Sunday, August 1, 2010
Empire of the Summer Moon: Quanah Parker and the Rise and Fall of the Comanches, the Most Powerful Indian Tribe in American History by S. C. Gwynne
The entire time I was reading this book I kept coming back to the fact that my dad was a grown man (25 years old), when Quanah Parker died and therefore lived in the era of the Native American genocide! Wow! For those of you who don’t know, Quanah Parker was the last chief of the Comanches, and son of Cynthia Ann Parker, a captive white girl, and Comanche Chief Peta Nocona. Although I know almost nothing about my dad’s side of the family, there are three things that make me think that there’s some Native American blood running through my veins. First, my dad had Native American facial features. Second, he was from Oklahoma, and third, I vaguely recall my mom saying something about her in-laws being "a bunch of Indians," insinuating something like hillbillies. I tend to romanticize about Native Americans, and although I think that their genocide by European American and Mexican settlers was horrible, humanity has always had, and probably always will have, a propensity for “running off” whoever has something they want. Not to condone it, but history also tells us that Native American tribes fought over territory as well. As war-prone as humanity has always been, evolution seems more about survival of the "fight-est" than than the fittest! Click on Read More Below...
The book is really educational (assuming it is accurate) and even entertaining, but I found the stories about the amazing horsemanship of the Comanches and Quanah Parker’s late-in-life lifestyle particularly interesting – perhaps because it was new information to me. However, I wonder if there were Native American womens’ accounts of that period in time? There are a number of Anglo women’s diaries that are fascinating and very different than the men’s accounts of the same period, my favorite being, Women's Diaries of the Westward Journey by Lillian Schlissel.
I’ve often wondered what it must have been like living the Native American lifestyle in the country of my roots, west Texas, and this book pretty much clears that up. It was harsh, especially after the intentional decimation of the buffalo herds, a primary source of food for the Comanches. (Photo below right, taken around 1890, is of bison skulls) In fact, although I’ve read quite a few books about the people indigenous to west Texas, I’ve apparently never read one that didn’t sugarcoat the truth.
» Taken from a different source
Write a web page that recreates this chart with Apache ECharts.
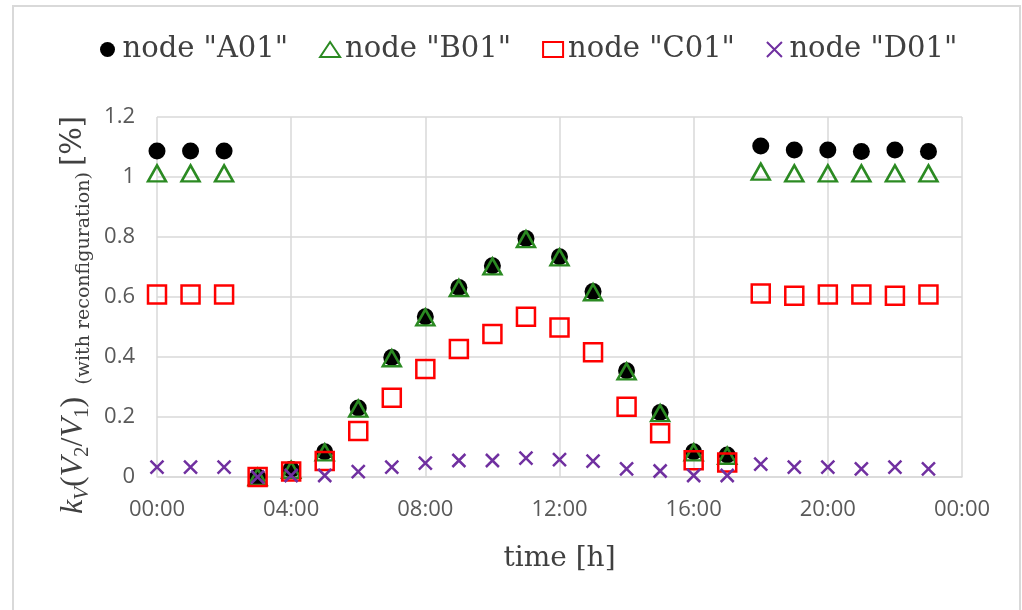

Author S. C. Gwynne graphically describes horrific brutality committed by both the natives and the soldiers in their attempts to scare each other away. He also talks about the extremely difficult day-to-day of simply trying to feed a family, and the virtual slavery of the Comanche women.
Funny thing was, (not funny as in ha ha, but rather as in strange) they all must have been horrible shots. In many of the historic battles described in this book, they’d fight for hours, days even, and only one or two people would die. The high body counts mostly occurring when unprotected native villages or settlements full of old people, women and children were attacked. Nice.